Les représentants des autorités locales ont insisté sur la nécessité de resserrer la collaboration entre pouvoirs locaux et nationaux ainsi qu’avec les organisations non gouvernementales, en particulier pour tout ce qui touche à l’emploi, aux moyens de subsistance, à la santé et à l’éducation.

La crise des réfugiés ayant exacerbé les tensions sociales, des activités conjointes impliquant les résidents et les réfugiés sont apparues comme un moyen d’améliorer leurs rapports et, en facilitant la cohabitation, de renforcer la stabilité. Ce sera aussi l’occasion de recenser les besoins et les ressources de la population et de pérenniser les actions engagées.

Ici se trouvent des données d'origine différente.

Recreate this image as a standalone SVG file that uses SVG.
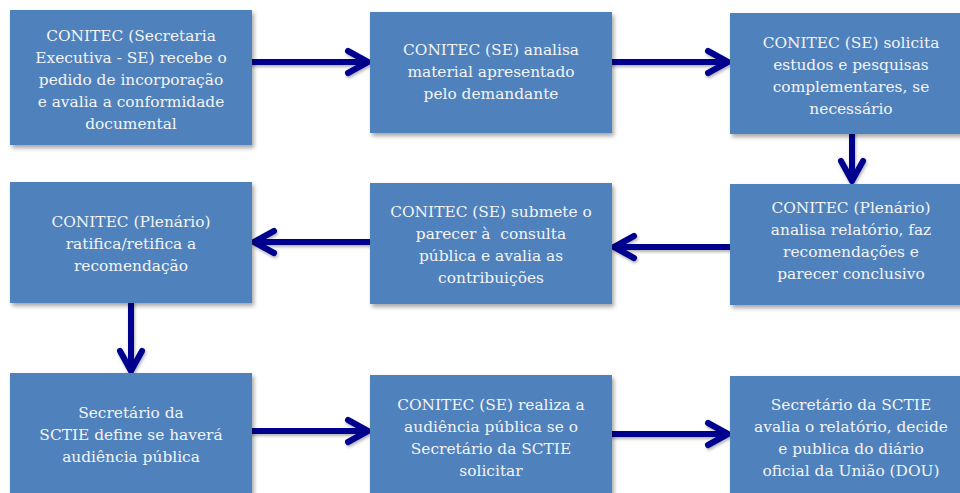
<svg xmlns="http://www.w3.org/2000/svg" width="960" height="493" viewBox="0 0 960 493">
<defs>
<filter id="sh" x="-10%" y="-10%" width="130%" height="130%">
<feDropShadow dx="2" dy="3" stdDeviation="2" flood-color="#000" flood-opacity="0.35"/>
</filter>
<filter id="ash" x="-20%" y="-50%" width="140%" height="200%">
<feDropShadow dx="1" dy="2" stdDeviation="1.5" flood-color="#000" flood-opacity="0.3"/>
</filter>
</defs>
<style>
.box{fill:#4F81BD;filter:url(#sh);}
.t{font-family:"DejaVu Serif","Liberation Serif",serif;font-size:15.4px;fill:#F4F4F4;text-anchor:middle;white-space:pre;}
.a{fill:none;stroke:#00008E;stroke-width:6;stroke-linecap:round;stroke-linejoin:round;}
</style>
<rect width="960" height="493" fill="#FFFFFF"/>
<g id="connectors" filter="url(#ash)">
<path class="a" d="M252 62H367M348 51L368 62L348 73"/>
<path class="a" d="M612 62H727M708 51L728 62L708 73"/>
<path class="a" d="M852 134V180M841 161L852 181L863 161"/>
<path class="a" d="M730 247H615M634 236L614 247L634 258"/>
<path class="a" d="M370 242H255M274 231L254 242L274 253"/>
<path class="a" d="M131 303V370M120 351L131 371L142 351"/>
<path class="a" d="M252 431H367M348 420L368 431L348 442"/>
<path class="a" d="M612 434H727M708 423L728 434L708 445"/>
</g>
<g id="n1"><rect class="box" x="10" y="10" width="242" height="135"/>
<text class="t"><tspan x="131" y="41">CONITEC (Secretaria</tspan><tspan x="131" y="63">Executiva - SE) recebe o</tspan><tspan x="131" y="85">pedido de incorporação</tspan><tspan x="131" y="107">e avalia a conformidade</tspan><tspan x="131" y="129">documental</tspan></text></g>
<g id="n2"><rect class="box" x="370" y="12" width="242" height="121"/>
<text class="t"><tspan x="491" y="55">CONITEC (SE) analisa</tspan><tspan x="491" y="77">material apresentado</tspan><tspan x="491" y="99">pelo demandante</tspan></text></g>
<g id="n3"><rect class="box" x="730" y="13" width="242" height="121"/>
<text class="t"><tspan x="851" y="48">CONITEC (SE) solicita</tspan><tspan x="851" y="70">estudos e pesquisas</tspan><tspan x="851" y="92">complementares, se</tspan><tspan x="851" y="114">necessário</tspan></text></g>
<g id="n4"><rect class="box" x="10" y="182" width="242" height="121"/>
<text class="t"><tspan x="131" y="227">CONITEC (Plenário)</tspan><tspan x="131" y="249">ratifica/retifica a</tspan><tspan x="131" y="271">recomendação</tspan></text></g>
<g id="n5"><rect class="box" x="370" y="183" width="242" height="121"/>
<text class="t"><tspan x="491" y="217">CONITEC (SE) submete o</tspan><tspan x="491" y="239">parecer à  consulta</tspan><tspan x="491" y="261">pública e avalia as</tspan><tspan x="491" y="283">contribuições</tspan></text></g>
<g id="n6"><rect class="box" x="730" y="184" width="242" height="121"/>
<text class="t"><tspan x="851" y="213">CONITEC (Plenário)</tspan><tspan x="851" y="235">analisa relatório, faz</tspan><tspan x="851" y="257">recomendações e</tspan><tspan x="851" y="279">parecer conclusivo</tspan></text></g>
<g id="n7"><rect class="box" x="10" y="373" width="242" height="126"/>
<text class="t"><tspan x="131" y="418">Secretário da</tspan><tspan x="131" y="440">SCTIE define se haverá</tspan><tspan x="131" y="462">audiência pública</tspan></text></g>
<g id="n8"><rect class="box" x="370" y="375" width="242" height="126"/>
<text class="t"><tspan x="491" y="410">CONITEC (SE) realiza a</tspan><tspan x="491" y="432">audiência pública se o</tspan><tspan x="491" y="454">Secretário da SCTIE</tspan><tspan x="491" y="476">solicitar</tspan></text></g>
<g id="n9"><rect class="box" x="730" y="376" width="242" height="126"/>
<text class="t"><tspan x="851" y="410">Secretário da SCTIE</tspan><tspan x="851" y="432">avalia o relatório, decide</tspan><tspan x="851" y="454">e publica do diário</tspan><tspan x="851" y="476">oficial da União (DOU)</tspan></text></g>
</svg>
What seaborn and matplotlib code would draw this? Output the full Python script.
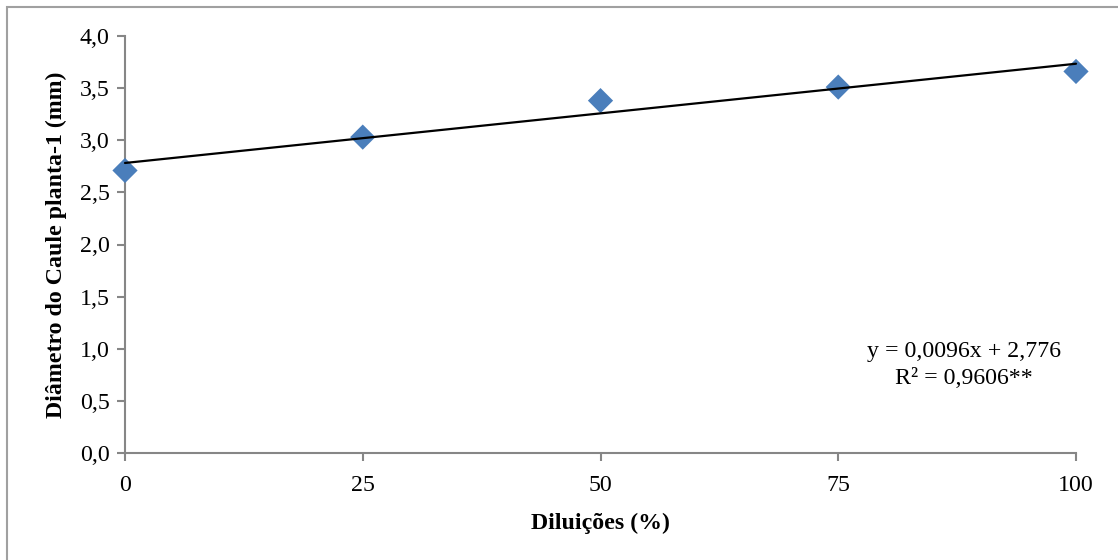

Les discussions ont également souligné le besoin de recueillir et compiler des données sur les réfugiés et les villes d’accueil (profil démographique, aptitudes professionnelles/parcours éducatif, état des infrastructures, inventaires des espaces et des bâtiments disponibles…) afin de pouvoir informer de manière plus systématique et précise les décisions politiques et les mesures engagées.

En accueillant ces populations, les municipalités contribuent au bien public mondial absolument vital, d’où la nécessité de s’assurer que les habitants et les réfugiés aient accès à des services de qualité.

« Les municipalités ont un rôle majeur à jouer, en fournissant des services sociaux aux communautés d’accueil et aux réfugiés mais aussi en renforçant la résilience », rappelle Saroj Kumar Jha, directeur principal de la cellule Fragilité, conflits et violence du Groupe de la Banque mondiale. « La crise des réfugiés peut être l’occasion de favoriser le développement économique à moyen et long terme de ces villes. »

Enfin, le secteur privé doit être impliqué dans la recherche de solutions durables, pour le logement, l’emploi et le développement économique local notamment, pour autant que cela débouche sur de nouveaux emplois et des investissements dans les infrastructures.

À travers son Programme pour les réfugiés et les communautés d’accueil en Méditerranée, le Centre pour l’intégration en Méditerranée mettra sur pied un réseau des municipalités hôtes dans la région MENA et au-delà, dans le but d’assurer un suivi de ces discussions. Des outils adaptés permettront d’organiser régulièrement des séances d’échange et d’apprentissage, lors par exemple d’ateliers techniques autour de questions prioritaires pour les responsables municipaux, de discussions entre pairs dans les pays d’accueil et de visites de terrain à visée technique. Une réunion annuelle de partage d’expériences transrégionales et transsectorielles est également à l’ordre du jour.